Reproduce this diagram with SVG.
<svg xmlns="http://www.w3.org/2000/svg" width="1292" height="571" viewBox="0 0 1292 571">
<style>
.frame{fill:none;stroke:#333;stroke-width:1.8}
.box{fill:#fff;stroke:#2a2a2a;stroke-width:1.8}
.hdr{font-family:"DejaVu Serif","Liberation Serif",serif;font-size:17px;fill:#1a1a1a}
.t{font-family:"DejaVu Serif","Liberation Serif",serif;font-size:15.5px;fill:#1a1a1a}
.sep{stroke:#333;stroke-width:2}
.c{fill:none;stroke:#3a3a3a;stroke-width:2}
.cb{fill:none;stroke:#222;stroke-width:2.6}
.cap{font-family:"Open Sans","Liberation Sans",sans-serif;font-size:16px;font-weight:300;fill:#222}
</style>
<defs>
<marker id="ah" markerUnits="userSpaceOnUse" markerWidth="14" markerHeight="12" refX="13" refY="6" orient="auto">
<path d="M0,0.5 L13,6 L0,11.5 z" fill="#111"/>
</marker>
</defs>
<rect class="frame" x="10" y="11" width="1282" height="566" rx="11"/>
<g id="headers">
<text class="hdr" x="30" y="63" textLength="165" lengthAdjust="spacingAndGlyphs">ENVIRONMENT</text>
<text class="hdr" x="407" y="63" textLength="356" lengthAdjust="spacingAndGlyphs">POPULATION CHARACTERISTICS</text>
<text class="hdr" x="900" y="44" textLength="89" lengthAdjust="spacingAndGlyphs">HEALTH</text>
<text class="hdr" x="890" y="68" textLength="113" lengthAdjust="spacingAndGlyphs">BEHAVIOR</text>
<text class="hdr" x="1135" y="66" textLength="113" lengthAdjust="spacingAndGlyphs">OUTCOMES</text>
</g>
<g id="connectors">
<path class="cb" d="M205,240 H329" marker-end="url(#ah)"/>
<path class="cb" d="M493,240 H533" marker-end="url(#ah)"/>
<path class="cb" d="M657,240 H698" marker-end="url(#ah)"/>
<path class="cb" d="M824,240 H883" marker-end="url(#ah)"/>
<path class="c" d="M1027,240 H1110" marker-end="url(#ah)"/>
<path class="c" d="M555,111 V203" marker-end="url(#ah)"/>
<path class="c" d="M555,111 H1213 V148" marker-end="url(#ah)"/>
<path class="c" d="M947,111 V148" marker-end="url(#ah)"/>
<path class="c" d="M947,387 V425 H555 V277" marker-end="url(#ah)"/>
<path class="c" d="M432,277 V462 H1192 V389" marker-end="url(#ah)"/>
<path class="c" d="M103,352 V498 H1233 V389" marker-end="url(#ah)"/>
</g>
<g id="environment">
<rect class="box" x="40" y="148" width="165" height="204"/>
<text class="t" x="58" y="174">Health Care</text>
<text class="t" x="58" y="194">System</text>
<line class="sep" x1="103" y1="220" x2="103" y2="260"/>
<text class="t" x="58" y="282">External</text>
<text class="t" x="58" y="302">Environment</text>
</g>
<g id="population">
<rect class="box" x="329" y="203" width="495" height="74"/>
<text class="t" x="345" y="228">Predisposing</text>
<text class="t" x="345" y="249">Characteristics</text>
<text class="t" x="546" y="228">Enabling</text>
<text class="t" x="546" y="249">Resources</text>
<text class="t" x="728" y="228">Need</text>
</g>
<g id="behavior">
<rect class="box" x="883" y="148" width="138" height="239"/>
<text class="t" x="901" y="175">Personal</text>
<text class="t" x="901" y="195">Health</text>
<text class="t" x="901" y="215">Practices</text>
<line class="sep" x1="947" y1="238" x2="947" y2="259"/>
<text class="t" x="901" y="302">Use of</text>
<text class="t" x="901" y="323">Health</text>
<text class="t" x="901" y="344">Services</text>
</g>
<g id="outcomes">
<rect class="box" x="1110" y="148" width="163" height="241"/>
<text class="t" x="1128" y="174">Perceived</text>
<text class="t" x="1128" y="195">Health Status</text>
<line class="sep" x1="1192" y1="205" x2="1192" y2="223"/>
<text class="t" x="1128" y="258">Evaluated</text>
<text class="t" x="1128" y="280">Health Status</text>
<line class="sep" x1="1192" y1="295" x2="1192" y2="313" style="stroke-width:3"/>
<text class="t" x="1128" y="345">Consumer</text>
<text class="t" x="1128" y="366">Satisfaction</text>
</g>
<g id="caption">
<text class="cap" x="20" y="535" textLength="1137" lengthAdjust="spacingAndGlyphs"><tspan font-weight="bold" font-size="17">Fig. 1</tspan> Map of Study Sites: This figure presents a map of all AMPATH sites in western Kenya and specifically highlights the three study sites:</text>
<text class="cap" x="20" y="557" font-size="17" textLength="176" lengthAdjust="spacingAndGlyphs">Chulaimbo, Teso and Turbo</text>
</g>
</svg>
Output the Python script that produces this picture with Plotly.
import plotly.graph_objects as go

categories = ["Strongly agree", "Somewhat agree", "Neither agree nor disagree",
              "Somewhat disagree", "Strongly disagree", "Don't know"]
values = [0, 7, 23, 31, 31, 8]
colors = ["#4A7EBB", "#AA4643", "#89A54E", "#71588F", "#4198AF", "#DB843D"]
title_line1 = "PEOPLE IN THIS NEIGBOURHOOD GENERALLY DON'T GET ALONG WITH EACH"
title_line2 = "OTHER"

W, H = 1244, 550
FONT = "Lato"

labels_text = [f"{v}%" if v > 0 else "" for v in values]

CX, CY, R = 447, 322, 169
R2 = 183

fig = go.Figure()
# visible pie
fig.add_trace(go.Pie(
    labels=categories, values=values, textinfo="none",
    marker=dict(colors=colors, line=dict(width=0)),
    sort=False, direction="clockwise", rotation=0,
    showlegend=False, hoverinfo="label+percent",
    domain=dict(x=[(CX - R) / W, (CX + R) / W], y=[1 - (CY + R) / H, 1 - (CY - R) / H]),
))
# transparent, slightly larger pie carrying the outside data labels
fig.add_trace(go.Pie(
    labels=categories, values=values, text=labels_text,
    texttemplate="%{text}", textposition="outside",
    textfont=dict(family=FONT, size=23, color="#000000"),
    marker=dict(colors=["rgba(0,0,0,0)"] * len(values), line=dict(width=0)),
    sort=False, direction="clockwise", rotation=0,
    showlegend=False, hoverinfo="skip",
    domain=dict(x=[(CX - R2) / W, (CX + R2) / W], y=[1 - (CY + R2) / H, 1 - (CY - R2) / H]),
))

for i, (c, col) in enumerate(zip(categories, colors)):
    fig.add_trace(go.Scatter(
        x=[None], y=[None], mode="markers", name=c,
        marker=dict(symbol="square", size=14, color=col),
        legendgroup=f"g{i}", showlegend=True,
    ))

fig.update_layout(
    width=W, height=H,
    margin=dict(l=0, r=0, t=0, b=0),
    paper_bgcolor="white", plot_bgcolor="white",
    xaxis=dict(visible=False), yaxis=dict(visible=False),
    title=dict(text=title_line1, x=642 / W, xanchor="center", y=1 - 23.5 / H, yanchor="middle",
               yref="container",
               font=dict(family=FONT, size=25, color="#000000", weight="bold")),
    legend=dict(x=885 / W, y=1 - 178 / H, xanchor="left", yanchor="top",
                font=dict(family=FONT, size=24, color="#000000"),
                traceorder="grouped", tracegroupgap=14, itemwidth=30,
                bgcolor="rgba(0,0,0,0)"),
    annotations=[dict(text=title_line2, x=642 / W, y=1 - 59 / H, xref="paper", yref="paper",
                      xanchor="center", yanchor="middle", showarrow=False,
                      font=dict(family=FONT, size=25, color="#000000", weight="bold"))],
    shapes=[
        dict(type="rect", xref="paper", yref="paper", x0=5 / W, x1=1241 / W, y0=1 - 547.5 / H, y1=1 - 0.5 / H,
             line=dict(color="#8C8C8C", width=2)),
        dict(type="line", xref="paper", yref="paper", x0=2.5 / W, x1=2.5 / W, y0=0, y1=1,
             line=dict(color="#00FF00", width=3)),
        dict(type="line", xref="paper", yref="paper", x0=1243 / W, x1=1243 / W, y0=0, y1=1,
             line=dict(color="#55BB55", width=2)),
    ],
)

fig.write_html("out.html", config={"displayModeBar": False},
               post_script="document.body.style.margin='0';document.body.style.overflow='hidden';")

++++++

Exactly reproduce the stretch from the line with "Output the Python" through the line with "import plotly.graph_objects as go", including both ends and nothing else.

* CORRECT ANSWER
Output the Python script that produces this picture with Plotly.
import plotly.graph_objects as go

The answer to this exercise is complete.